- al-Rahawi in 2025

Prime Minister of Yemen (Supreme Political Council)
- Disputed
- In office 10 August 2024 – 28 August 2025
- President: Mahdi al-Mashat
- Deputy: Muhammad Ahmed Miftah
- Preceded by: Abdel-Aziz bin Habtour
- Succeeded by: Muhammad Ahmed Miftah

Personal details
- Born: 1950^{[citation needed]} Khanfir, Fadhli Sultanate^{[citation needed]}
- Died: 28 August 2025 (aged 74–75) Sanaa, Yemen
- Cause of death: Assassination by airstrike
- Party: General People's Congress (Pro-Houthi faction)
- Parent: Ghaleb Nasser al-Rahawi (father)

= Ahmed al-Rahawi =

Yemeni politician (1950–2025)

Ahmed Ghaleb Nasser al-Rahawi al-Yafei (أحمد غالب ناصر الرَهَوِي اليافِعي‎; 1950 – 28 August 2025) was a Yemeni politician who served as the prime minister of the Houthi-led government from 10 August 2024 until his death in an Israeli airstrike on 28 August 2025. He was a member of the General People's Congress party and previously served on the Supreme Political Council.

==Life==
Al-Rahawi was born in 1950 in Khanfar, Abyan Governorate, Yemen, and was a member of the Al-Rahawi tribe. His father, Ghaleb Nasser al-Rahawi, was a political figure who was assassinated in the 1970s.

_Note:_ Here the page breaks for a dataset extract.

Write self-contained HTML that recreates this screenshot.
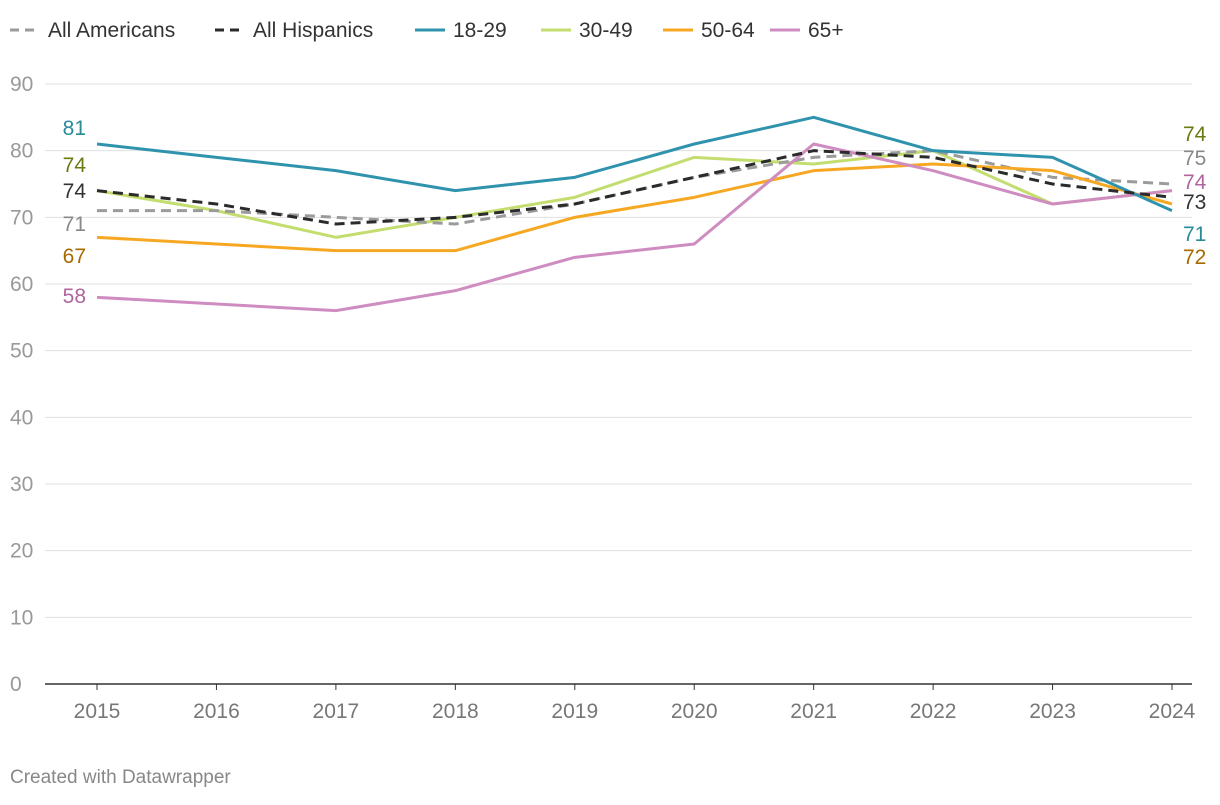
<!DOCTYPE html>
<html><head><meta charset="utf-8"><style>
body{margin:0;background:#fff;font-family:"Liberation Sans",Arial,sans-serif}
svg text{font-family:"Liberation Sans",Arial,sans-serif}
</style></head><body>
<svg id="chart" width="1220" height="800" xmlns="http://www.w3.org/2000/svg">
<g id="legend"></g>
<g id="grid"></g>
<g id="lines"></g>
<g id="labels"></g>
<text x="10" y="783" font-size="19" fill="#888">Created with Datawrapper</text>
</svg>
<script>
const years=[2015,2016,2017,2018,2019,2020,2021,2022,2023,2024];
const yTicks=[0,10,20,30,40,50,60,70,80,90];
const allAmericans=[71,71,70,69,72,76,79,80,76,75];
const allHispanics=[74,72,69,70,72,76,80,79,75,73];
const age1829=[81,79,77,74,76,81,85,80,79,71];
const age3049=[74,71,67,70,73,79,78,80,72,74];
const age5064=[67,66,65,65,70,73,77,78,77,72];
const age65=[58,57,56,59,64,66,81,77,72,74];
const series=[
 {name:"All Americans",v:allAmericans,c:"#9b9b9b",lc:"#888",dash:true,ly:[224,158],z:1},
 {name:"All Hispanics",v:allHispanics,c:"#2b2b2b",lc:"#333",dash:true,ly:[191,202],z:5},
 {name:"18-29",v:age1829,c:"#2f93ad",lc:"#2a8a9a",ly:[128,234],z:4},
 {name:"30-49",v:age3049,c:"#c3dd6f",lc:"#6b7a10",ly:[165,134],z:0},
 {name:"50-64",v:age5064,c:"#f7a823",lc:"#a86a00",ly:[256,257],z:2},
 {name:"65+",v:age65,c:"#cf8cc0",lc:"#b0649e",ly:[296,182],z:3}
];
const NS="http://www.w3.org/2000/svg";
const X=y=>97+(y-2015)*(1172-97)/9;
const Y=v=>684-v*600/90;
function mk(tag,attrs,parent,text){const e=document.createElementNS(NS,tag);for(const k in attrs)e.setAttribute(k,attrs[k]);if(text!==undefined)e.textContent=text;parent.appendChild(e);return e;}
const grid=document.getElementById('grid');
yTicks.forEach(t=>{
 if(t>0){const l=mk('line',{x1:45,x2:1192,y1:Y(t),y2:Y(t),stroke:"#e0e0e0","stroke-width":1},grid);
 
 }
 const tx=mk('text',{x:10,y:Y(t)+7,"font-size":21,fill:"#999"},grid,String(t));
 
 
});
const ax=mk('line',{x1:45,x2:1192,y1:684,y2:684,stroke:"#333","stroke-width":1.5},grid);


years.forEach(y=>{
 const tk=mk('line',{x1:X(y),x2:X(y),y1:684,y2:690,stroke:"#333"},grid);
 
 
 const t=mk('text',{x:X(y),y:718,"font-size":21,fill:"#777","text-anchor":"middle"},grid,String(y));
 
 
});
const lines=document.getElementById('lines'),labels=document.getElementById('labels'),legend=document.getElementById('legend');
const lx=[10,215,415,541,663,770];
[...series].sort((a,b)=>a.z-b.z).forEach(s=>{
 const p=mk('polyline',{points:s.v.map((v,j)=>X(years[j])+","+Y(v)).join(" "),fill:"none",stroke:s.c,"stroke-width":3,"stroke-linejoin":"round","stroke-dasharray":s.dash?"10,6":"none"},lines);
 
 
});
series.forEach((s,i)=>{
 const a=mk('text',{x:86,y:s.ly[0]+7,"font-size":21,fill:s.lc,"text-anchor":"end"},labels,String(s.v[0]));
 
 
 const b=mk('text',{x:1183,y:s.ly[1]+7,"font-size":21,fill:s.lc},labels,String(s.v[9]));
 
 
 const g=mk('g',{},legend);
 
 
 mk('line',{x1:lx[i],x2:lx[i]+30,y1:30,y2:30,stroke:s.c,"stroke-width":3,"stroke-dasharray":s.dash?"9,6":"none"},g);
 mk('text',{x:lx[i]+38,y:37,"font-size":21,fill:"#333"},g,s.name);
});
</script>
</body></html>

Uncharacteristic for Houthi officials, Al-Rahawi was a Shafi'i Sunni Muslim.

==Career==
Al-Rahawi served in several high-level local positions from 2000 to 2015 including director general and chairman of the Local Council of Khanfar District, deputy governor of Al Mahwit Governorate and Deputy Governor of Abyan Governorate.

Al-Rahawi was the subject of several assassination attempts, with several family members being injured, and in 2015, Al-Qaeda blew up his only house, in Ba Tays. Afterwards, he moved to the capital of Yemen, Sanaa. He later became the governor of Abyan Governorate and in 2019, he was appointed to the Houthi-led Supreme Political Council, which is the executive body for the Houthi-controlled territory in Yemen.

Al-Rahawi was a member of the General People's Congress party and was a member of the party's Central Committee. On 10 August 2024, al-Rahawi was named the prime minister of Yemen by the Supreme Political Council, succeeding Abdel-Aziz bin Habtour. He became the prime minister as the government was reorganized into what was called the "Government of Change and Construction," announced shortly after his appointment.

==Assassination==

On 28 August 2025, Al-Rahawi and several companions were killed in an Israeli airstrike on an apartment building in Sanaa, Yemen. His death was confirmed on 30 August by the Houthis. He and other victims of the strike were given a funeral at the Al-Shaab Mosque in Sanaa on 1 September.

The New York Times reported that his death would not have a major impact on the Houthis, as his role was "largely symbolic". Al-Rahawi was not seen as a part of the group's inner leadership circle. His position was transferred to his deputy, Muhammad Ahmed Miftah, on 30 August.